CD Review: Cat and a Bird, “Cat and a Bird”

Cats and birds, generally speaking, don’t play nicely together — check any random Sylvester and Tweety short if you don’t believe me — but the laws of the universe have been known to bend from time to time, and here’s Cat and a Bird’s breezily addictive debut for proof.

Offering a dozen tracks of jazzy, acoustic-based pop, topped off with sun-kissed melodies and delightfully charming female vocals, Cat and a Bird is kind of like a kindie-friendly version of Swing Out Sister mashed up with, I don’t know, Leon Redbone or something — only with sharper hooks and extra helpings of tongue-in-cheek humor. The whole thing sounds like a smile on a warm spring day, and given that I’m writing this while surrounded by hard-packed mid-March New Hampshire snow, you can probably guess how much I appreciate listening to it.

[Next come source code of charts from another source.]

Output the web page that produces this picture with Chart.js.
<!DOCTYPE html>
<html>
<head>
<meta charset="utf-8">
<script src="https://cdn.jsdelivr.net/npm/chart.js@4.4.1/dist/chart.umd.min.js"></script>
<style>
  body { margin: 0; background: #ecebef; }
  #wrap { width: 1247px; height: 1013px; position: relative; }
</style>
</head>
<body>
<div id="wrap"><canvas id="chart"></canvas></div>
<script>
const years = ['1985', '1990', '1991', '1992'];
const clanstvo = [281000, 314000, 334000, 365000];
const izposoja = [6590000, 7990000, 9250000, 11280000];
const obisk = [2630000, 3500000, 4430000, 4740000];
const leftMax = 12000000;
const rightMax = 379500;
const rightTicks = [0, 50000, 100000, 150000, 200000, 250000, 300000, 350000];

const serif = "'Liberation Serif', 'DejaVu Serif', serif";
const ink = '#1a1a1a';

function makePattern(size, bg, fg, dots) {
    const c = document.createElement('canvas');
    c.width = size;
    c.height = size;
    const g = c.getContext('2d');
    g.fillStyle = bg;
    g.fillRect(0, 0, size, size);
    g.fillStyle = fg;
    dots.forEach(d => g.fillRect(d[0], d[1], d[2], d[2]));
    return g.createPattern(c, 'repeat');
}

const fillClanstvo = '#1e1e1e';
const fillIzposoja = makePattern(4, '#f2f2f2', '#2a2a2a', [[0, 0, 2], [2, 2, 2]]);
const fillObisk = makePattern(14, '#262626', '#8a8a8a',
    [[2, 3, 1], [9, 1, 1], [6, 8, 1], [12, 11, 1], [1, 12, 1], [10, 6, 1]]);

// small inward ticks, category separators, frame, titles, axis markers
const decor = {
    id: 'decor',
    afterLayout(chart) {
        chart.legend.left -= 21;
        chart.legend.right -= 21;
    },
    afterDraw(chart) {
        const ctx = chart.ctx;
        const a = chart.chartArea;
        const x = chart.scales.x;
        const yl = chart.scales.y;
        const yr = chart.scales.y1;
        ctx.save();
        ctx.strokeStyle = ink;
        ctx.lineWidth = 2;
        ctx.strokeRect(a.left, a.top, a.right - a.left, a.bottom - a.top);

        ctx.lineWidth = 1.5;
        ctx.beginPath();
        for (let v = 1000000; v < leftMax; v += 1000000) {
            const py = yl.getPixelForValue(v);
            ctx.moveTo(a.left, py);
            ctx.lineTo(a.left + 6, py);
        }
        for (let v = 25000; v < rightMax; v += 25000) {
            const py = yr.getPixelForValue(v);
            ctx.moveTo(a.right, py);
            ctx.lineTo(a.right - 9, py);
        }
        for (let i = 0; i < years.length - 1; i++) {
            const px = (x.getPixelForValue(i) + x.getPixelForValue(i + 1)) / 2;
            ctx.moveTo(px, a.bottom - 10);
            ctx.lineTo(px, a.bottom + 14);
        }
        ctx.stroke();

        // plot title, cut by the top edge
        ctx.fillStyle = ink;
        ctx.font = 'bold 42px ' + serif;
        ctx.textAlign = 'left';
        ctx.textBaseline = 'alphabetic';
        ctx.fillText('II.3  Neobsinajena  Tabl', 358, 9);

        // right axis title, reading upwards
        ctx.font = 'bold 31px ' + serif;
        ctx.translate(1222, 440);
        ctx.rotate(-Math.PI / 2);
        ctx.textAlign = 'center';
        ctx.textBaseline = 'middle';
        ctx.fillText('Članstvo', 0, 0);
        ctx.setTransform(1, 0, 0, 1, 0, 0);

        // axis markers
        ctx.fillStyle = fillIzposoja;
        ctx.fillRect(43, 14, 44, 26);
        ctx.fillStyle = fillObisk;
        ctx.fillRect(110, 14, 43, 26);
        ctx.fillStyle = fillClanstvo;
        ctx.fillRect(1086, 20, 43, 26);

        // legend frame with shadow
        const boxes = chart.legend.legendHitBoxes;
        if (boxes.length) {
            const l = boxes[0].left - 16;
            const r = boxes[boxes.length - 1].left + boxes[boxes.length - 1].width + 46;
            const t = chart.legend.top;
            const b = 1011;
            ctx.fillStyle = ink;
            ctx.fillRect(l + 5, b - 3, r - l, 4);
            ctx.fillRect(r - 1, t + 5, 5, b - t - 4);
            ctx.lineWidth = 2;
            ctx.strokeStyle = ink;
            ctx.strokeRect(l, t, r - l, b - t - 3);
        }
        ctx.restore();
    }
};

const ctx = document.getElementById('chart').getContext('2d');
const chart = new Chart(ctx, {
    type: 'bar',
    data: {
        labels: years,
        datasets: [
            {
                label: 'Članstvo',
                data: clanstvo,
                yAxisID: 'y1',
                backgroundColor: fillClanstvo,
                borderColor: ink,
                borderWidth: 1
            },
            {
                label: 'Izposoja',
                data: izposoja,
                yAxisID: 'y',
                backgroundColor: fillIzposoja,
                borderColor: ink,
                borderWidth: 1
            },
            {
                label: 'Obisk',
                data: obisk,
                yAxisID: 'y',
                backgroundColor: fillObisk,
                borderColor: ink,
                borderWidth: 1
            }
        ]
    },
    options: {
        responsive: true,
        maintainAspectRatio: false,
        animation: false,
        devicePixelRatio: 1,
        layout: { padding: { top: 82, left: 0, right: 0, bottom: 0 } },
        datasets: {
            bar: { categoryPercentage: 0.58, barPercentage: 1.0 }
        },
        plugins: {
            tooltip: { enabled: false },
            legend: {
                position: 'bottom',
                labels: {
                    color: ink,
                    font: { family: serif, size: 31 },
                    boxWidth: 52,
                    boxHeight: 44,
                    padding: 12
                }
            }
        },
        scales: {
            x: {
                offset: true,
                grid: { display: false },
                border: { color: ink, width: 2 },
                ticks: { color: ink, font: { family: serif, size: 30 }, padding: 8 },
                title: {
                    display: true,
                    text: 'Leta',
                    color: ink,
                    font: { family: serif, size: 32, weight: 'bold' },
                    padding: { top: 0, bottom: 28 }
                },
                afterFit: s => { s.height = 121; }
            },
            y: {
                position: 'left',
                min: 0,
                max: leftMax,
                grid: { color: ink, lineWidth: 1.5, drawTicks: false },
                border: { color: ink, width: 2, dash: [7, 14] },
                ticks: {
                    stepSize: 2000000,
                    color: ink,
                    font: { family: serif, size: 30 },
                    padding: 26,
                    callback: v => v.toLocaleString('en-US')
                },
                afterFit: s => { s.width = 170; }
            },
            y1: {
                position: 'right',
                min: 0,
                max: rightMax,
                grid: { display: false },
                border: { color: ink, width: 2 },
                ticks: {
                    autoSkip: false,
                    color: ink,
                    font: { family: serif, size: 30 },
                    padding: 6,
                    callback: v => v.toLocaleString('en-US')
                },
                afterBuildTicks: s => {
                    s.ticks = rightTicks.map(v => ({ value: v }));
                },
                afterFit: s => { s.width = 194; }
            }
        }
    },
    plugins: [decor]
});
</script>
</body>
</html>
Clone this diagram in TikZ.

It is, in a word, wonderful, and I can’t stop listening to it. (Not that I’d stop if they didn’t, but my kids love it too.) The arrangements are fairly sophisticated for family music (and I’m not complaining), but the lyrics are decidedly kid-friendly; each track tells a different animal-centric tale, from “Bee Jive” to “Butterfly,” “Night Owl,” and the insanely catchy “150 Year Old Surfer Turtle” (listen to it once and then try and get it out of your brain — I dare you). Check out the lyrics, along with adorable illustrations, at the Cat and a Bird website.